Among the entries below, find the lines with "this" and copy them.
▬▬▬▬▬▬▬▬▬▬
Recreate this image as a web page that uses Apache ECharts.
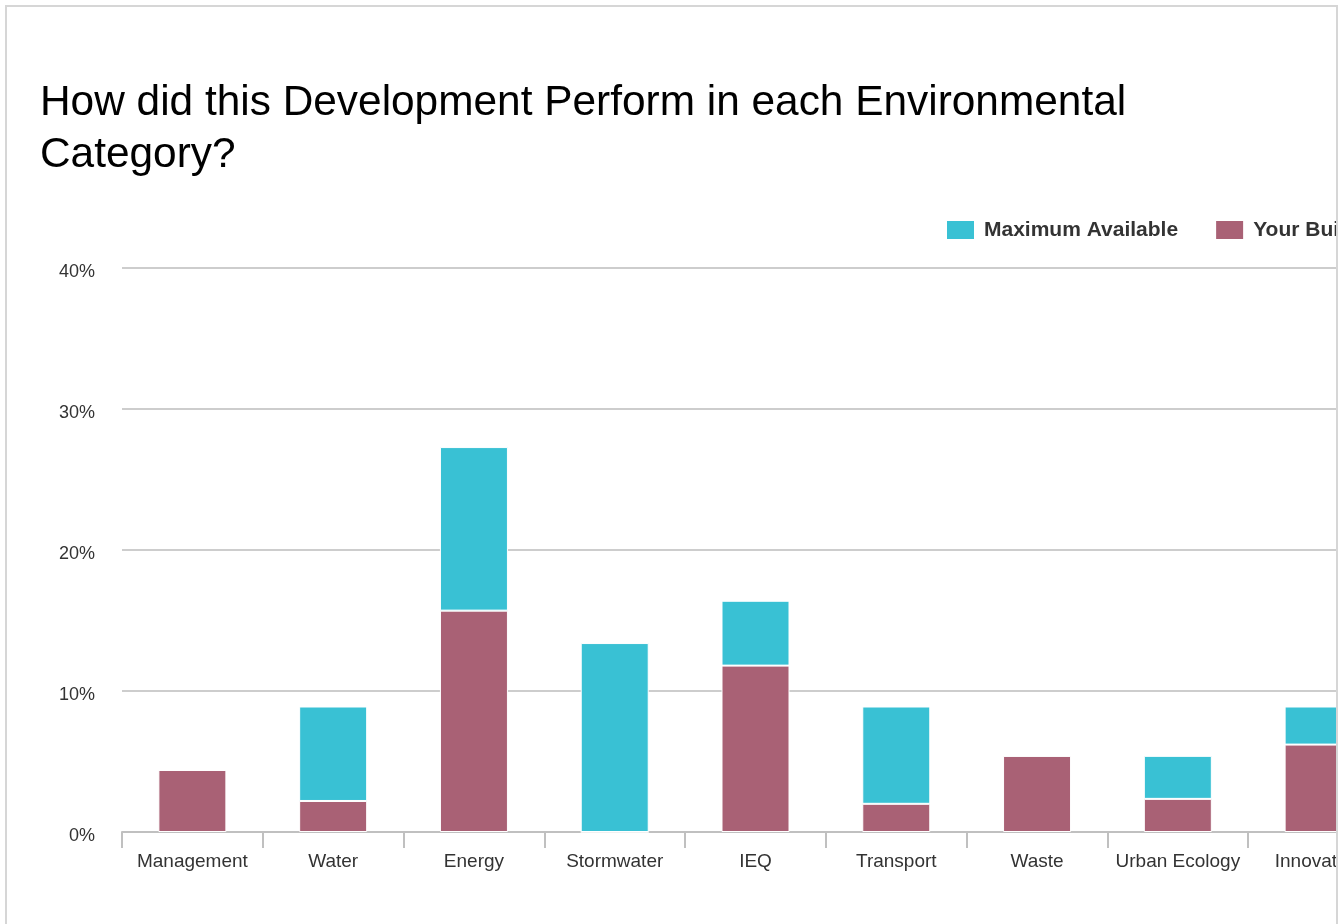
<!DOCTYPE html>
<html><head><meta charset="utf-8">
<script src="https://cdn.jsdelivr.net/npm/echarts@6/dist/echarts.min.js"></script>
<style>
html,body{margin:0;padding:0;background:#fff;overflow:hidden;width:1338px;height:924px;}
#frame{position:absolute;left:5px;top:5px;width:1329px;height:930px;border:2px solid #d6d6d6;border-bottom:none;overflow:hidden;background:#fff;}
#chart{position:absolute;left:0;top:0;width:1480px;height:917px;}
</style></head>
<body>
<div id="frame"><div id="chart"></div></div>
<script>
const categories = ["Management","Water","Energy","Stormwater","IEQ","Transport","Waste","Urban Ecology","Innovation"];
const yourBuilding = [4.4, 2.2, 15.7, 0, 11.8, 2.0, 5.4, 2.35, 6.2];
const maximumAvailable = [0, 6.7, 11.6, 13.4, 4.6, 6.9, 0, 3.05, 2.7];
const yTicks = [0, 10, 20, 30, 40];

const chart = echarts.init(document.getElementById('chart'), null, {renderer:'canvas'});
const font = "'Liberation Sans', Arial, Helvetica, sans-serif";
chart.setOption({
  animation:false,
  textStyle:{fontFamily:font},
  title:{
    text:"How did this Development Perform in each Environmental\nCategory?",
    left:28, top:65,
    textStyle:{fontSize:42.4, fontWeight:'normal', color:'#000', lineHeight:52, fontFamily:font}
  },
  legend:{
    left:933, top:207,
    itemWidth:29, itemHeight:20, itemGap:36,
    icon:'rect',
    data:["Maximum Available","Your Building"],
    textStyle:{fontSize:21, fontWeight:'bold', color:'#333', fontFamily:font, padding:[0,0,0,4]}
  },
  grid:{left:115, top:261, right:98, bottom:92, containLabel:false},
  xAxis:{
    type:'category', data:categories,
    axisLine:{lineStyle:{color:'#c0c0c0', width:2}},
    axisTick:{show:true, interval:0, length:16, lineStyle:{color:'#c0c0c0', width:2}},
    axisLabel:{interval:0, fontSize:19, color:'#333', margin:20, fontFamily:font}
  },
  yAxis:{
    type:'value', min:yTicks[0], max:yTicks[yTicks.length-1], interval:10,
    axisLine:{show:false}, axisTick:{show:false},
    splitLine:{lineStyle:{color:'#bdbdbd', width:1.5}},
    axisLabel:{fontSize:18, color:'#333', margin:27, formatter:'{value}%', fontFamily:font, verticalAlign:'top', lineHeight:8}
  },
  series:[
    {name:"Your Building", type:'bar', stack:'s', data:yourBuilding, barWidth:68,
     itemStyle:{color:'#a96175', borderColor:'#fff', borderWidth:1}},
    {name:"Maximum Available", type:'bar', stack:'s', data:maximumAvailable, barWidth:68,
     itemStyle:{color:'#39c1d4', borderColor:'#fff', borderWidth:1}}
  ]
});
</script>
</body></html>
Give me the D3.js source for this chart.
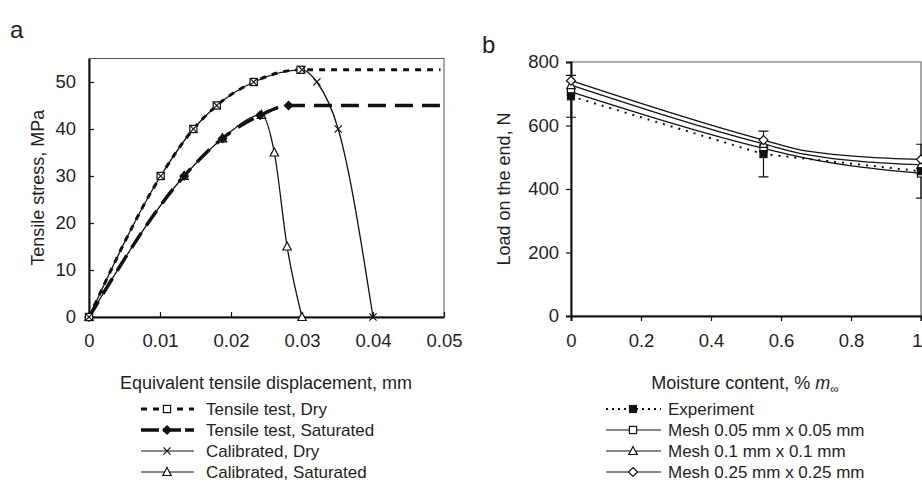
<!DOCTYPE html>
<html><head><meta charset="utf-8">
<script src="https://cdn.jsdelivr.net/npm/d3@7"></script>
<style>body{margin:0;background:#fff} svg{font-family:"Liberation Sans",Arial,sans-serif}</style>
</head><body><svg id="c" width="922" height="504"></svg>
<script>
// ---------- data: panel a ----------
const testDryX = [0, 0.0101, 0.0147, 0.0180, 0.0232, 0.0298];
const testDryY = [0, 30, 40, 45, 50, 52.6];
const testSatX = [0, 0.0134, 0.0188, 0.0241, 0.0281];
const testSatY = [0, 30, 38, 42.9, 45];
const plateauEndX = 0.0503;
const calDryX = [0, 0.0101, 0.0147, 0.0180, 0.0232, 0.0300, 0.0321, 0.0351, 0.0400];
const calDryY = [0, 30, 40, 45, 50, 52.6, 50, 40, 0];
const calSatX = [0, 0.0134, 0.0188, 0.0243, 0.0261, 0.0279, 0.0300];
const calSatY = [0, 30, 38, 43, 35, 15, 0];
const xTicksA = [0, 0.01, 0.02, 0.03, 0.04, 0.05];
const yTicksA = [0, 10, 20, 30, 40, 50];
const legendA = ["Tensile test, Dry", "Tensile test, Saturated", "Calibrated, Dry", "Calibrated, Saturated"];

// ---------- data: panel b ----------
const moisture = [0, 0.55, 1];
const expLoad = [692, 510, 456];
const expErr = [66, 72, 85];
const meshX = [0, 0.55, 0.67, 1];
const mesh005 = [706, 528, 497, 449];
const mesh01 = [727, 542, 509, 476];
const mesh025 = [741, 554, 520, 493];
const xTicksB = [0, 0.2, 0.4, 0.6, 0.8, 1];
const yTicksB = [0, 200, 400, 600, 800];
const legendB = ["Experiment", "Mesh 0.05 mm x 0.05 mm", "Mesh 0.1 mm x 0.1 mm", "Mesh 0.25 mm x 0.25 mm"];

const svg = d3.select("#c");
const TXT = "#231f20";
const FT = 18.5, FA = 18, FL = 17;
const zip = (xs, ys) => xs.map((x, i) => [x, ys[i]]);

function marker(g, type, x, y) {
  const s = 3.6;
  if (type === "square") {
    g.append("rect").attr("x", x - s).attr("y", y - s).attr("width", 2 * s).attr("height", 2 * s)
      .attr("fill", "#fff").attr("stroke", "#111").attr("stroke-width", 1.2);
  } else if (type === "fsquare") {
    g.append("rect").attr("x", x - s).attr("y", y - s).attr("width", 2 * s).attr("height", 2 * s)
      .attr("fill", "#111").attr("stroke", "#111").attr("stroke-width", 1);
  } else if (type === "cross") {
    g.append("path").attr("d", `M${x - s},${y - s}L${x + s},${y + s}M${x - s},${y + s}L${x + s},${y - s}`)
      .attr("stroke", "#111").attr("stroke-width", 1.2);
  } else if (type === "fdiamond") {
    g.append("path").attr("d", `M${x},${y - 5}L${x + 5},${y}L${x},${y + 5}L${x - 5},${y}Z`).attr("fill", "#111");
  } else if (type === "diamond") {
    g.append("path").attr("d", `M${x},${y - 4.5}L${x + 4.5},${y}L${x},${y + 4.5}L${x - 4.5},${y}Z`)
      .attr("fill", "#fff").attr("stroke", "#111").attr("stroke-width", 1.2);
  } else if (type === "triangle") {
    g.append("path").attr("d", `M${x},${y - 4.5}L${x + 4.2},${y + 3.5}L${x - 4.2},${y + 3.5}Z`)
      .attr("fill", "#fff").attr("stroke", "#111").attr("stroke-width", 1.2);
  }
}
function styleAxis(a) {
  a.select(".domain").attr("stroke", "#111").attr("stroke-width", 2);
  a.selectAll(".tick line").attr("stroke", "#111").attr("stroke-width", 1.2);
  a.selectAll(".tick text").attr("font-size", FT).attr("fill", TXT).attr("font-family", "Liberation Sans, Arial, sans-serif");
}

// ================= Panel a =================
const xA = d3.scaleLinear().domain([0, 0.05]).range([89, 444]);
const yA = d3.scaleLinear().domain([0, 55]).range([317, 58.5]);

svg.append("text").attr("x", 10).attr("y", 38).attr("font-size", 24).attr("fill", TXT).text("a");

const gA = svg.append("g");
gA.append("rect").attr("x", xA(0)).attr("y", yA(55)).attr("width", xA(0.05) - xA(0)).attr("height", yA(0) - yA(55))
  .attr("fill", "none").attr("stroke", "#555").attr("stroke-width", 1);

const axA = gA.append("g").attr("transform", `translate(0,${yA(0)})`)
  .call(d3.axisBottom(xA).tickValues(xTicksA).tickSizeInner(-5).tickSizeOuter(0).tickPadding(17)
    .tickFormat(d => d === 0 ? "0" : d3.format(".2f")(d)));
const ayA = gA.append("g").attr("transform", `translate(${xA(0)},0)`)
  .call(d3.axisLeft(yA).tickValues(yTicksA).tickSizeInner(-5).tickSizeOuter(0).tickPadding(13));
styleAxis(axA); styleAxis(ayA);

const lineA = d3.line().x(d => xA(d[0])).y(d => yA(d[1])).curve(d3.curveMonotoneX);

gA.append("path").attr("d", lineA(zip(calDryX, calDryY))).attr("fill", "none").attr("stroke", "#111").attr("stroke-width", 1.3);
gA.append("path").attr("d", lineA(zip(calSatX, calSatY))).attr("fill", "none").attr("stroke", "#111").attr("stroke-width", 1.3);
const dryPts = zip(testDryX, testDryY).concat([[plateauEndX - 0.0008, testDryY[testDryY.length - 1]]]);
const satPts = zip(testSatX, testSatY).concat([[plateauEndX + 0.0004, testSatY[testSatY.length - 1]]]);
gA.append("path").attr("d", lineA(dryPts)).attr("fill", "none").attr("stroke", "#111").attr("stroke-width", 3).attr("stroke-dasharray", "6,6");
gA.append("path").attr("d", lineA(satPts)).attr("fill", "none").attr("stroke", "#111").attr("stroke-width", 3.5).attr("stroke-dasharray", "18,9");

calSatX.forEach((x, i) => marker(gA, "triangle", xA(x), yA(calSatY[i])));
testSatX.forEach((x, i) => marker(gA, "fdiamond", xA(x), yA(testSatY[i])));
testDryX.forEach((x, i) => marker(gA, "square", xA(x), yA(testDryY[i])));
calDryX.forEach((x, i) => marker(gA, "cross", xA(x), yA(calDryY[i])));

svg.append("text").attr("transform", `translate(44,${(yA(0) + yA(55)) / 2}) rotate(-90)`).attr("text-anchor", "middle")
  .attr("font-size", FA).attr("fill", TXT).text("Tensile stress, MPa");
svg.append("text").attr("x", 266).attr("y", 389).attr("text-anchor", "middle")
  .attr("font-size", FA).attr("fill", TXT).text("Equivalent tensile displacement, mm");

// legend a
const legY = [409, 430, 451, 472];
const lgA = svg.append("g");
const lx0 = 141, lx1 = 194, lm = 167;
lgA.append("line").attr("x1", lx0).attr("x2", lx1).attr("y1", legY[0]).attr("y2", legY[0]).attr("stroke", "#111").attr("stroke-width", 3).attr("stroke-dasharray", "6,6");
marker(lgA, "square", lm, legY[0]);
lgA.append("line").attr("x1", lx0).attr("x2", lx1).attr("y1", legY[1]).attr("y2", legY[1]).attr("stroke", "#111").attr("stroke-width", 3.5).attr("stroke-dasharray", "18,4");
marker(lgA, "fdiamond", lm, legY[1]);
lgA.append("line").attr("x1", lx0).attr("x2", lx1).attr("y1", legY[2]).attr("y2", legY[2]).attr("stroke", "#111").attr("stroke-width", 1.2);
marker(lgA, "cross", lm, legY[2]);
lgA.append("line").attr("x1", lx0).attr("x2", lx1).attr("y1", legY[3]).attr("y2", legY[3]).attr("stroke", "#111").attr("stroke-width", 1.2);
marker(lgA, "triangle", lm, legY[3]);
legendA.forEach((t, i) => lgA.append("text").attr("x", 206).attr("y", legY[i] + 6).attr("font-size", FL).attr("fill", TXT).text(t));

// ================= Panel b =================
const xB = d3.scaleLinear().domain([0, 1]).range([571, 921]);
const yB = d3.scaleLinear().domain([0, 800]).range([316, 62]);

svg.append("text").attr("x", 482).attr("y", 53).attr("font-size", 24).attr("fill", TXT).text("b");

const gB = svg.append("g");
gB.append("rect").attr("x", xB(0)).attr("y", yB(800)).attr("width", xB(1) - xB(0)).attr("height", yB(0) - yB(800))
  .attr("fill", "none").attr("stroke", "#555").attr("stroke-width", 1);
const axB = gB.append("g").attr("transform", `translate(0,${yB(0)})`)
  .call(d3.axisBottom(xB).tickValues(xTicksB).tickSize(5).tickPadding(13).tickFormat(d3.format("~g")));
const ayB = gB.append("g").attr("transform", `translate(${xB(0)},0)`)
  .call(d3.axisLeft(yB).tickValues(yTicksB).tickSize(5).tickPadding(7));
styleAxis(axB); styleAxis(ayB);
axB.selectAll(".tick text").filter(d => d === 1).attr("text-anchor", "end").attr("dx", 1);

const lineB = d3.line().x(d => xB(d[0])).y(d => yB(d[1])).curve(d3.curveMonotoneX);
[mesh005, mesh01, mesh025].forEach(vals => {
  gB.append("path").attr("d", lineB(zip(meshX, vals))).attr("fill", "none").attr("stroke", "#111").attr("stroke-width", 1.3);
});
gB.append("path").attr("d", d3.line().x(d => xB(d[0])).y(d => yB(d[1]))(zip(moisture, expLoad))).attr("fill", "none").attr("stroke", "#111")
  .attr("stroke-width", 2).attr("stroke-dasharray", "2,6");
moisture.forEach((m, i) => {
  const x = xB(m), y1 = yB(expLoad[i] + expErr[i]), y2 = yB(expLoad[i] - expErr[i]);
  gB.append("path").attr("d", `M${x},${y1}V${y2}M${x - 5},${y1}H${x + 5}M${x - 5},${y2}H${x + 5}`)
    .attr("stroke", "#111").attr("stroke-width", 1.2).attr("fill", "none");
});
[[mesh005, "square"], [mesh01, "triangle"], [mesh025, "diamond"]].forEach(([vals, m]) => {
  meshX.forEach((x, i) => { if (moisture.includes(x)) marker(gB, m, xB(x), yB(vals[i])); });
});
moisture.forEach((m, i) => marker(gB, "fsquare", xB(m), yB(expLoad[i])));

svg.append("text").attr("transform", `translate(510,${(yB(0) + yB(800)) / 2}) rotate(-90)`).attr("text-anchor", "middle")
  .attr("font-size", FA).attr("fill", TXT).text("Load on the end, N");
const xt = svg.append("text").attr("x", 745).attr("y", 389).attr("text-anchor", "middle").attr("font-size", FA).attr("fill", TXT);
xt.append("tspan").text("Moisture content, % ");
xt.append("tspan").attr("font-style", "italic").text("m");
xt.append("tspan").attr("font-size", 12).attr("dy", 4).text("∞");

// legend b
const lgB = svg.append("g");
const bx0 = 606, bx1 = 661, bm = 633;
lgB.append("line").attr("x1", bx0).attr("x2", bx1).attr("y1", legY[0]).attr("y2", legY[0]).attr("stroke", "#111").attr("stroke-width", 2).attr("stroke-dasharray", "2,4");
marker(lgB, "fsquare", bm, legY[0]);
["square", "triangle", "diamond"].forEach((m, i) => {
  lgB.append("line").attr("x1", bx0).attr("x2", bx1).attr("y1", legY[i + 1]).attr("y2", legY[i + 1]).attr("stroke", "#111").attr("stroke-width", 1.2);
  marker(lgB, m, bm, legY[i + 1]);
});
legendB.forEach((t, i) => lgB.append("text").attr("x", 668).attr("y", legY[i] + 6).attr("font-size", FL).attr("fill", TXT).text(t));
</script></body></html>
▬▬▬▬▬▬▬▬▬▬
> The reply
Recreate this image as a web page that uses Apache ECharts.
    text:"How did this Development Perform in each Environmental\nCategory?",
Give me the D3.js source for this chart.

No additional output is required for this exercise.